A few years ago we spoke with you about your diagnosis and treatment; looking back now, what has changed?
"I had short hair so it was probably ’13, but the story, luckily, hasn’t changed that much. The emotion around cancer has changed for me. I consciously went back to work after I was sick, after all of the treatment. Numerous people have told me you have to go back, your whole story right now is this cancer thing. You need to go back and get your feet under you again, realize that there is a whole lot more happening in your life. And I did that for a couple of years, but I did think, and this is probably cancer related, that I wanted to stay home with the kids, and if I got sick again that I didn’t want it to be when I was color coding a spreadsheet, I wanted to be home."
"Leaving work was a big deal. The emotion surrounding it, the fear around cancer coming back, luckily all of that fades. I was told it would fade. And it really does. If I think about it and I get worried or I feel something or if I have a weird something going on, I see Dr. Moy quickly, or see Dr. Specht. So there is still some anxiety around the cancer coming back but that definitely has faded, I don’t think about it too much. And I do like how quickly I can see the doctors. I felt a weird lump that ended up being one of my stitches with some fatty deposit around it, but I think I saw Dr. Specht in a day, maybe. I like the TLC, or maybe it was just the schedule opening, you know it was just like a fluke schedule opening, but it just felt as if I am still getting a lot of attention which I think is important for a lot of patients."
Is there anything else that you would like to say?

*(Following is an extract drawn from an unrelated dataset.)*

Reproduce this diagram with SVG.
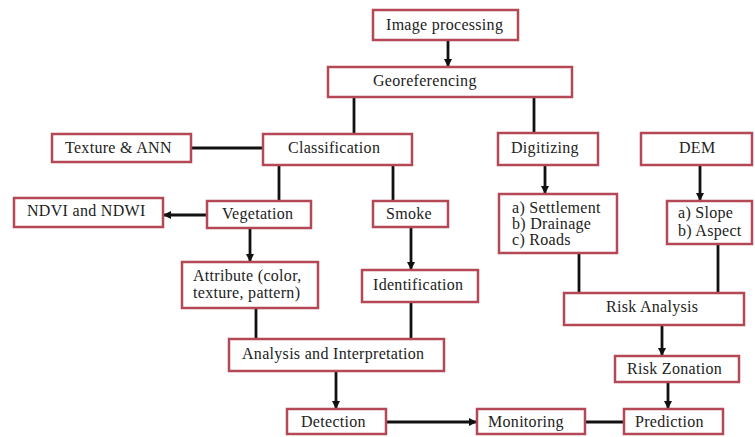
<svg xmlns="http://www.w3.org/2000/svg" width="755" height="437" viewBox="0 0 755 437" font-family="'Liberation Serif', 'DejaVu Serif', serif">
<defs>
<marker id="ah" markerWidth="8" markerHeight="8" refX="7" refY="4" orient="auto" markerUnits="userSpaceOnUse">
<path d="M0,0 L8,4 L0,8 Z" fill="#111"/>
</marker>
</defs>
<style>
.box{fill:#fff;stroke:#b44856;stroke-width:2.5}
text{font-size:16px;fill:#222;letter-spacing:0.3px}
.c{stroke:#111;stroke-width:2.8;fill:none}
.a{stroke:#111;stroke-width:2.8;fill:none;marker-end:url(#ah)}
</style>
<rect width="755" height="437" fill="#fff"/>
<g id="connectors">
<line class="a" x1="448" y1="40" x2="448" y2="66"/>
<line class="c" x1="354" y1="97" x2="354" y2="134"/>
<line class="c" x1="534" y1="97" x2="534" y2="133"/>
<line class="c" x1="191" y1="148" x2="263" y2="148"/>
<line class="c" x1="279" y1="165" x2="279" y2="201"/>
<line class="c" x1="393" y1="165" x2="393" y2="201"/>
<line class="a" x1="207" y1="215" x2="164" y2="215"/>
<line class="a" x1="250" y1="228" x2="250" y2="261"/>
<line class="a" x1="411" y1="227" x2="411" y2="269"/>
<line class="c" x1="256" y1="308" x2="256" y2="339"/>
<line class="c" x1="411" y1="302" x2="411" y2="339"/>
<line class="a" x1="336" y1="371" x2="336" y2="408"/>
<line class="a" x1="386" y1="422" x2="476" y2="422"/>
<line class="c" x1="585" y1="422" x2="624" y2="422"/>
<line class="a" x1="545" y1="165" x2="545" y2="193"/>
<line class="a" x1="700" y1="165" x2="700" y2="200"/>
<line class="c" x1="579" y1="253" x2="579" y2="293"/>
<line class="c" x1="718" y1="244" x2="718" y2="293"/>
<line class="a" x1="662" y1="325" x2="662" y2="355"/>
<line class="a" x1="668" y1="382" x2="668" y2="408"/>
</g>
<g id="image-processing"><rect class="box" x="373" y="10" width="145" height="30"/><text x="386" y="30">Image processing</text></g>
<g id="georeferencing"><rect class="box" x="328" y="67" width="244" height="30"/><text x="373" y="86">Georeferencing</text></g>
<g id="texture-ann"><rect class="box" x="52" y="134" width="139" height="28"/><text x="65" y="153">Texture &amp; ANN</text></g>
<g id="classification"><rect class="box" x="263" y="134" width="149" height="31"/><text x="288" y="153">Classification</text></g>
<g id="digitizing"><rect class="box" x="498" y="133" width="100" height="32"/><text x="511" y="153">Digitizing</text></g>
<g id="dem"><rect class="box" x="641" y="133" width="111" height="32"/><text x="679" y="153">DEM</text></g>
<g id="ndvi-ndwi"><rect class="box" x="14" y="198" width="149" height="29"/><text x="27" y="216">NDVI and NDWI</text></g>
<g id="vegetation"><rect class="box" x="207" y="201" width="104" height="27"/><text x="222" y="219">Vegetation</text></g>
<g id="smoke"><rect class="box" x="373" y="201" width="75" height="26"/><text x="386" y="219">Smoke</text></g>
<g id="settlement"><rect class="box" x="499" y="194" width="118" height="59"/><text x="512" y="213">a) Settlement</text><text x="512" y="229">b) Drainage</text><text x="512" y="245">c) Roads</text></g>
<g id="slope-aspect"><rect class="box" x="667" y="201" width="85" height="43"/><text x="678" y="218">a) Slope</text><text x="678" y="236">b) Aspect</text></g>
<g id="attribute"><rect class="box" x="182" y="262" width="136" height="46"/><text x="193" y="281">Attribute (color,</text><text x="193" y="298">texture, pattern)</text></g>
<g id="identification"><rect class="box" x="362" y="270" width="116" height="32"/><text x="373" y="290">Identification</text></g>
<g id="analysis"><rect class="box" x="229" y="339" width="215" height="32"/><text x="242" y="359">Analysis and Interpretation</text></g>
<g id="risk-analysis"><rect class="box" x="564" y="293" width="180" height="32"/><text x="606" y="312">Risk Analysis</text></g>
<g id="risk-zonation"><rect class="box" x="615" y="356" width="124" height="26"/><text x="627" y="374">Risk Zonation</text></g>
<g id="detection"><rect class="box" x="287" y="409" width="99" height="25"/><text x="301" y="427">Detection</text></g>
<g id="monitoring"><rect class="box" x="477" y="409" width="108" height="25"/><text x="488" y="427">Monitoring</text></g>
<g id="prediction"><rect class="box" x="624" y="409" width="99" height="25"/><text x="635" y="427">Prediction</text></g>
</svg>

"I felt very supported by my doctors here. At the end of my treatment we were in the room, in the basement of Lunder, and I said, 'What am I supposed to do now? I come here every day to Lunder, every day for months and you just see me out? That’s it?' And a very good doctor would have said to me, 'You know what, this is a very big deal and you have been doing this a long time and there is a great social worker who you should talk to. And it would be good as part of the transition anyway. You know, this is a trauma that you will be working through for a long time.' Instead, he sat down, he had his, you know he had his jacket on. And he sat down in a way that’s totally open to me and he said, 'Lets talk about it. You have choices here. You could go home and be so worried about it, you could just stay up all night, the cancer could come back! You’re right. Or, you could know that you did everything that you possibly could, you had the surgery, you had the chemo, you had the radiation, and go home and give your kids a bath. Go home and watch a movie. You make the choice here. You did everything you could, it’s really in the hands of the universe that it could come back, or not. So, you decide.'"
"And it was a little bit, a teeny bit of tough love, but also totally true. You can go home and be up all night worried about this. And envision what it will be like when the cancer comes back and you go through this again, or, don’t do that. So, it does come up. Not even in terms of the cancer coming back, but very often I think 'I did everything I could, this is in the hands of the universe now.' And it is this comforting, reassuring thing that came from this one moment of a doctor being the very best. And at MGH I have found that - treating me as a person, who has real concerns and real worries and real anxiety over whether or not that scan result is clean. The prime time treatment is something that I have found really incredible here, and I don’t think that every hospital delivers that."
Anne BunnVery often I think, I did everything I could, this is in the hands of the universe now.
This interview was conducted in December of 2017 and has been edited for clarity.